Osborn v. Bank of the United States 9 Wheaton 738 (1824)
OSBORN v. BANK OF THE UNITED STATES 9 Wheaton 738 (1824)
On its constitutional merits, Osborn was a replay of mcculloch v. maryland (1819). Ohio had sought to drive out the congressionally chartered bank by taxing its branches $50,000 each and by seizing money from its vaults. The bank sued the state auditor in a federal court for recovery of the money. The state argued that the eleventh amendment barred the court from taking jurisdiction, but, on appeal to the Supreme Court, Chief Justice john marshall concluded that the amendment applied only when the state was named as a party defendant—a position abandoned by the Court in later decisions. (See ex parte young.) On the principles of McCulloch, the auditor was liable for his trespass.

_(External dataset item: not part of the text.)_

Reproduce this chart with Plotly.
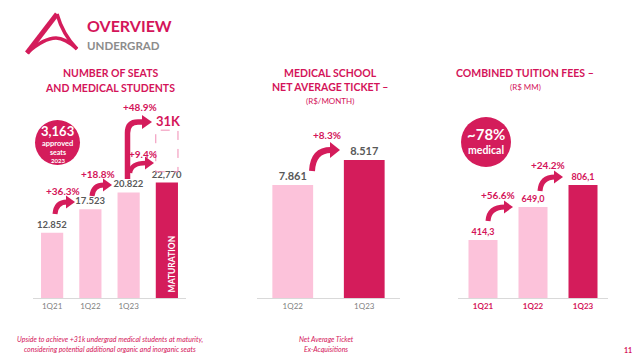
import plotly.graph_objects as go
import math

W, H = 640, 357
MAG = "#D4145A"
DARK = "#D41C5B"
LIGHT = "#FCC2DA"
GREY = "#595959"
LGREY = "#7F7F7F"

# ---- data ----
seat_periods = ["1Q21", "1Q22", "1Q23", "MAT"]
seat_values = [12852, 17523, 20822, 22770]
seat_labels = ["12.852", "17.523", "20.822", "22,770"]
seat_target = 31000
seat_growth = ["+36.3%", "+18.8%", "+48.9%", "+9.4%"]

ticket_periods = ["1Q22", "1Q23"]
ticket_values = [7861, 8517]
ticket_labels = ["7.861", "8.517"]
ticket_growth = ["+8.3%"]

fee_periods = ["1Q21", "1Q22", "1Q23"]
fee_values = [414.3, 649.0, 806.1]
fee_labels = ["414,3", "649,0", "806,1"]
fee_growth = ["+56.6%", "+24.2%"]

FONT = "Lato"

def fx(x):
    return x / W

def fy(y):
    return 1 - y / H

def pt(x, y):
    return f"{fx(x):.5f},{fy(y):.5f}"

fig = go.Figure()

fig.add_trace(go.Bar(
    x=seat_periods, y=seat_values, text=seat_labels, textposition="outside",
    marker=dict(color=[LIGHT, LIGHT, LIGHT, DARK], line=dict(width=0)),
    width=0.58, xaxis="x", yaxis="y", cliponaxis=False, constraintext="none",
    outsidetextfont=dict(family=FONT, size=9.5, color=GREY),
    texttemplate="<b>%{text}</b>", hoverinfo="skip"))
fig.add_trace(go.Bar(
    x=ticket_periods, y=ticket_values, text=ticket_labels, textposition="outside",
    marker=dict(color=[LIGHT, DARK], line=dict(width=0)),
    width=0.57, xaxis="x2", yaxis="y2", cliponaxis=False, constraintext="none",
    outsidetextfont=dict(family=FONT, size=11, color=GREY),
    texttemplate="<b>%{text}</b>", hoverinfo="skip"))
fig.add_trace(go.Bar(
    x=fee_periods, y=fee_values, text=fee_labels, textposition="outside",
    marker=dict(color=[LIGHT, LIGHT, DARK], line=dict(width=0)),
    width=0.58, xaxis="x3", yaxis="y3", cliponaxis=False, constraintext="none",
    outsidetextfont=dict(family=FONT, size=9, color=MAG),
    texttemplate="<b>%{text}</b>", hoverinfo="skip"))

ybot = fy(298)
ytop = fy(100)

axis_common = dict(showline=True, linecolor="#D9D9D9", linewidth=1, ticks="",
                   showgrid=False, zeroline=False, fixedrange=True)
yaxis_common = dict(visible=False, showgrid=False, zeroline=False, fixedrange=True)

fig.update_layout(
    width=W, height=H, margin=dict(l=0, r=0, t=0, b=0),
    paper_bgcolor="white", plot_bgcolor="rgba(0,0,0,0)", showlegend=False,
    xaxis=dict(domain=[fx(33), fx(186)], range=[-0.5, 3.5], anchor="y",
               tickvals=[0, 1, 2], ticktext=seat_periods[:3],
               tickfont=dict(family=FONT, size=8, color=LGREY), **axis_common),
    yaxis=dict(domain=[ybot, ytop], range=[0, 39050], anchor="x", **yaxis_common),
    xaxis2=dict(domain=[fx(257), fx(400)], range=[-0.5, 1.5], anchor="y2",
                tickfont=dict(family=FONT, size=8, color=LGREY), **axis_common),
    yaxis2=dict(domain=[ybot, ytop], range=[4895, 10092], anchor="x2", **yaxis_common),
    xaxis3=dict(domain=[fx(458), fx(608)], range=[-0.5, 2.5], anchor="y3",
                tickvals=[0, 1, 2], ticktext=["<b>" + p + "</b>" for p in fee_periods],
                tickfont=dict(family=FONT, size=8, color=MAG), **axis_common),
    yaxis3=dict(domain=[ybot, ytop], range=[0, 1414], anchor="x3", **yaxis_common),
)

shapes = []
annos = []

def text(x, y, s, size, color=MAG, bold=True, italic=False, xanchor="center", family=FONT):
    t = s
    if bold:
        t = f"<b>{t}</b>"
    if italic:
        t = f"<i>{t}</i>"
    annos.append(dict(x=fx(x), y=fy(y), xref="paper", yref="paper", text=t,
                      showarrow=False, xanchor=xanchor, yanchor="middle",
                      font=dict(family=family, size=size, color=color)))

def stroke(path, width, color=DARK):
    shapes.append(dict(type="path", xref="paper", yref="paper", path=path,
                       line=dict(color=color, width=width), fillcolor="rgba(0,0,0,0)"))

def head(p1, d, head_len=8, head_w=11, color=DARK):
    dx, dy = d
    n = math.hypot(dx, dy)
    dx, dy = dx / n, dy / n
    tip = (p1[0] + dx * head_len, p1[1] + dy * head_len)
    px_, py_ = -dy, dx
    a = (p1[0] + px_ * head_w / 2, p1[1] + py_ * head_w / 2)
    b = (p1[0] - px_ * head_w / 2, p1[1] - py_ * head_w / 2)
    shapes.append(dict(type="path", xref="paper", yref="paper",
                       path=f"M {pt(*a)} L {pt(*tip)} L {pt(*b)} Z",
                       line=dict(color=color, width=0), fillcolor=color))

def arrow(p0, tip, width=5, head_len=9, head_w=13, color=DARK):
    p1 = (tip[0] - head_len, tip[1])
    c = (p0[0] + 1, p1[1])
    stroke(f"M {pt(*p0)} Q {pt(*c)} {pt(p1[0] + 1, p1[1])}", width, color)
    head(p1, (1, 0), head_len, head_w, color)

# ---- header: logo ----
stroke(f"M {pt(27,53)} L {pt(57,14)}", 5)
stroke(f"M {pt(57,14)} Q {pt(63,35)} {pt(77,49)}", 3.5)
stroke(f"M {pt(27,53)} Q {pt(44,38)} {pt(56,38)} Q {pt(65,38)} {pt(77,49)}", 3.5)
text(85, 26, "OVERVIEW", 16, MAG, xanchor="left")
text(85, 45, "UNDERGRAD", 11.5, "#8C8C8C", xanchor="left")

# ---- titles ----
text(110, 73, "NUMBER OF SEATS", 10.5)
text(110, 88, "AND MEDICAL STUDENTS", 10.5)
text(330, 73, "MEDICAL SCHOOL", 10.5)
text(330, 87, "NET AVERAGE TICKET –", 10.5)
text(330, 101, "(R$/MONTH)", 8, bold=False)
text(525, 73, "COMBINED TUITION FEES –", 10.5)
text(525, 87, "(R$ MM)", 8, bold=False)

# ---- circles ----
shapes.append(dict(type="circle", xref="paper", yref="paper",
                   x0=fx(35), x1=fx(80), y0=fy(120), y1=fy(165),
                   line=dict(width=0), fillcolor=DARK))
text(57.5, 131, "3,163", 13, "white")
text(57.5, 143.5, "approved", 7.5, "white")
text(57.5, 152, "seats", 7, "white")
text(57.5, 160.5, "2023", 6, "white")

shapes.append(dict(type="circle", xref="paper", yref="paper",
                   x0=fx(461), x1=fx(511), y0=fy(117), y1=fy(167),
                   line=dict(width=0), fillcolor=DARK))
text(486, 134, "~78%", 15, "white")
text(486, 150, "medical", 10.5, "white")

# ---- left chart decorations ----
shapes.append(dict(type="rect", xref="x", yref="y", x0=3 - 0.29, x1=3 + 0.29,
                   y0=24900, y1=33100, line=dict(color="#F08CB4", width=1, dash="dash"),
                   fillcolor="rgba(0,0,0,0)"))
annos.append(dict(x=3, y=0, xref="x", yref="y", text="<b>MATURATION</b>", textangle=-90,
                  showarrow=False, yanchor="bottom", xanchor="center", yshift=4, xshift=5,
                  font=dict(family=FONT, size=8.5, color="white")))
text(168, 121, "31K", 13, MAG)
text(63, 191, seat_growth[0], 10, MAG)
text(98, 174, seat_growth[1], 10, MAG)
text(140, 107, seat_growth[2], 10, MAG)
text(143, 154, seat_growth[3], 10, MAG)

arrow((55, 214), (75, 202))
arrow((92, 196), (112, 185))
stroke(f"M {pt(127.5,179)} L {pt(127.5,133)} Q {pt(127.5,122)} {pt(138,122)} L {pt(143,122)}", 5.5)
head((142, 122), (1, 0), head_len=10, head_w=14)
arrow((130, 173), (154, 163), width=4.5)

# ---- middle ----
text(327, 135, ticket_growth[0], 10, MAG)
arrow((312, 171), (340, 150), width=6, head_len=10, head_w=16)

# ---- right ----
text(498, 195, fee_growth[0], 10, MAG)
arrow((488, 221), (513, 207))
text(548, 165, fee_growth[1], 10, MAG)
arrow((540, 191), (563, 177))

# ---- footnotes ----
text(110, 339, "Upside to achieve +31k undergrad medical students at maturity,", 7, MAG,
     bold=False, italic=True)
text(110, 349, "considering potential additional organic and inorganic seats", 7, MAG,
     bold=False, italic=True)
text(326, 339, "Net Average Ticket", 7, MAG, bold=False, italic=True)
text(326, 349, "Ex-Acquisitions", 7, MAG, bold=False, italic=True)
text(628, 350, "11", 7, MAG)

fig.update_layout(shapes=shapes, annotations=annos)
fig.write_html("out.html", config={"displayModeBar": False},
               post_script="document.body.style.margin='0';document.body.style.overflow='hidden';")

Osborn's lasting doctrinal contribution was its sweeping definition of congressional power under Article III to confer federal question jurisdiction on the federal courts. Marshall's view, which remains good law, was that cases "arising under" the Constitution, or federal laws, or treaties included—for purposes of defining congressional power to confer jurisdiction—any case in which federal law might potentially be dispositive. It made no difference that federal law was not implicated in the bank's complaint for trespass; the arguable invalidity of the bank's charter might possibly be raised as a defense to such an action. Although similar words ("arises under") are used in the statutes defining federal question jurisdiction, they have been interpreted more narrowly. Osborn thus defines congressional power, not its exercise.
theOsborn decision heightened the vehemence of state denunciations of the Court's judicial nationalism and even of its appellate jurisdiction. President andrew jackson's veto of the bank bill of 1832 probably reflected the prevailing belief—despite McCulloch and Osborn—that Congress had no constitutional authority to charter a corporation.